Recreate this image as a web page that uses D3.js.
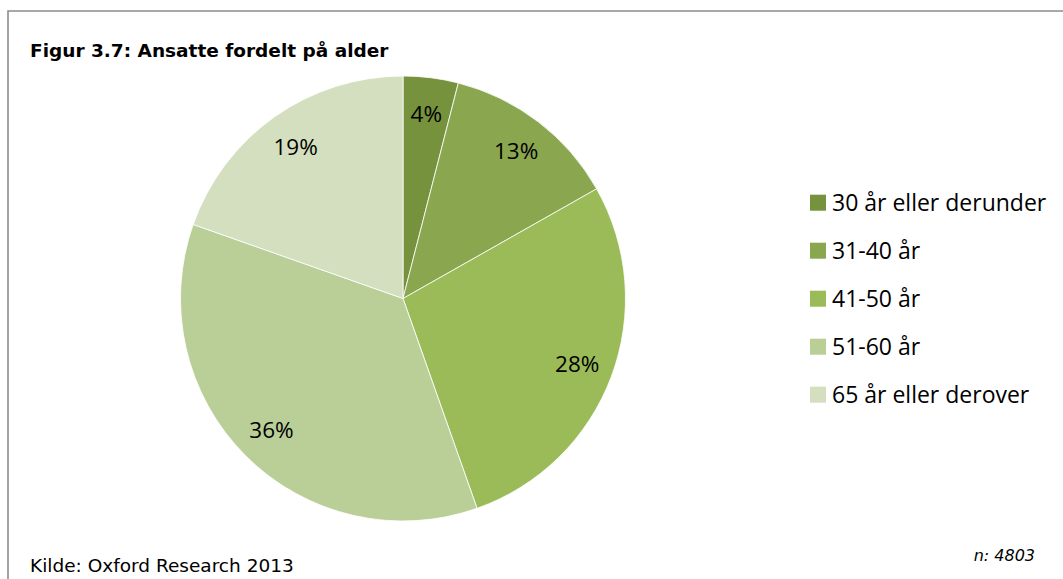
<!DOCTYPE html>
<html><head><meta charset="utf-8">
<script src="https://cdn.jsdelivr.net/npm/d3@7"></script>
<style>body{margin:0;background:#fff}svg{display:block}</style>
</head><body>
<svg id="c" width="1063" height="579"></svg>
<script>
const categories = ["30 år eller derunder","31-40 år","41-50 år","51-60 år","65 år eller derover"];
const values = [4.0, 12.8, 27.8, 35.8, 19.6];
const labels = ["4%","13%","28%","36%","19%"];
const colors = ["#76923c","#8aa64f","#9bbb59","#bace98","#d3dfbf"];
const title = "Figur 3.7: Ansatte fordelt på alder";
const source = "Kilde: Oxford Research 2013";
const nText = "n: 4803";

const svg = d3.select("#c");
svg.append("path").attr("d","M8,580 L8,11 L1064,11").attr("fill","none").attr("stroke","#8c8c8c").attr("stroke-width",1.6);

svg.append("text").attr("x",30).attr("y",57).attr("font-family","DejaVu Sans").attr("font-weight","bold")
  .attr("font-size",18.5).attr("fill","#000").text(title);

const cx = 403, cy = 298.5, r = 222.5;
const pie = d3.pie().sort(null).value(d=>d);
const arcs = pie(values);
const arc = d3.arc().innerRadius(0).outerRadius(r);
const lab = d3.arc().innerRadius(186).outerRadius(186);
const g = svg.append("g").attr("transform",`translate(${cx},${cy})`);
g.selectAll("path").data(arcs).join("path").attr("d",arc).attr("fill",(d,i)=>colors[i])
  .attr("stroke","#fff").attr("stroke-width",0.8);
g.selectAll("text").data(arcs).join("text").attr("transform",d=>`translate(${lab.centroid(d)})`)
  .attr("text-anchor","middle").attr("dy","0.35em").attr("font-family","Open Sans").attr("font-size",22.5)
  .attr("fill","#000").text((d,i)=>labels[i]);

const y = d3.scalePoint().domain(categories).range([202.7,394.7]);
const lg = svg.append("g");
categories.forEach((c,i)=>{
  lg.append("rect").attr("x",810).attr("y",y(c)-8).attr("width",16).attr("height",16).attr("fill",colors[i]);
  lg.append("text").attr("x",832).attr("y",y(c)).attr("dy","0.36em").attr("font-family","Open Sans")
    .attr("font-size",23).attr("fill","#000").text(c);
});

svg.append("text").attr("x",30).attr("y",572).attr("font-family","DejaVu Sans").attr("font-size",18.5).attr("fill","#000").text(source);
svg.append("text").attr("x",1035).attr("y",561).attr("text-anchor","end").attr("font-family","DejaVu Sans").attr("font-style","italic").attr("font-size",16).attr("fill","#000").text(nText);
</script>
</body></html>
========================
Written exercise:
Print out the material word for word, omitting the pictures.

Problem solution:
Recreate this image as a web page that uses D3.js.
<!DOCTYPE html>
<html><head><meta charset="utf-8">
<script src="https://cdn.jsdelivr.net/npm/d3@7"></script>
<style>body{margin:0;background:#fff}svg{display:block}</style>
</head><body>
<svg id="c" width="1063" height="579"></svg>
<script>
const categories = ["30 år eller derunder","31-40 år","41-50 år","51-60 år","65 år eller derover"];
const values = [4.0, 12.8, 27.8, 35.8, 19.6];
const labels = ["4%","13%","28%","36%","19%"];
const colors = ["#76923c","#8aa64f","#9bbb59","#bace98","#d3dfbf"];
const title = "Figur 3.7: Ansatte fordelt på alder";
const source = "Kilde: Oxford Research 2013";
const nText = "n: 4803";

const svg = d3.select("#c");
svg.append("path").attr("d","M8,580 L8,11 L1064,11").attr("fill","none").attr("stroke","#8c8c8c").attr("stroke-width",1.6);

svg.append("text").attr("x",30).attr("y",57).attr("font-family","DejaVu Sans").attr("font-weight","bold")
  .attr("font-size",18.5).attr("fill","#000").text(title);

const cx = 403, cy = 298.5, r = 222.5;
const pie = d3.pie().sort(null).value(d=>d);
const arcs = pie(values);
const arc = d3.arc().innerRadius(0).outerRadius(r);
const lab = d3.arc().innerRadius(186).outerRadius(186);
const g = svg.append("g").attr("transform",`translate(${cx},${cy})`);
g.selectAll("path").data(arcs).join("path").attr("d",arc).attr("fill",(d,i)=>colors[i])
  .attr("stroke","#fff").attr("stroke-width",0.8);
g.selectAll("text").data(arcs).join("text").attr("transform",d=>`translate(${lab.centroid(d)})`)
  .attr("text-anchor","middle").attr("dy","0.35em").attr("font-family","Open Sans").attr("font-size",22.5)
  .attr("fill","#000").text((d,i)=>labels[i]);

const y = d3.scalePoint().domain(categories).range([202.7,394.7]);
const lg = svg.append("g");
categories.forEach((c,i)=>{
  lg.append("rect").attr("x",810).attr("y",y(c)-8).attr("width",16).attr("height",16).attr("fill",colors[i]);
  lg.append("text").attr("x",832).attr("y",y(c)).attr("dy","0.36em").attr("font-family","Open Sans")
    .attr("font-size",23).attr("fill","#000").text(c);
});

svg.append("text").attr("x",30).attr("y",572).attr("font-family","DejaVu Sans").attr("font-size",18.5).attr("fill","#000").text(source);
svg.append("text").attr("x",1035).attr("y",561).attr("text-anchor","end").attr("font-family","DejaVu Sans").attr("font-style","italic").attr("font-size",16).attr("fill","#000").text(nText);
</script>
</body></html>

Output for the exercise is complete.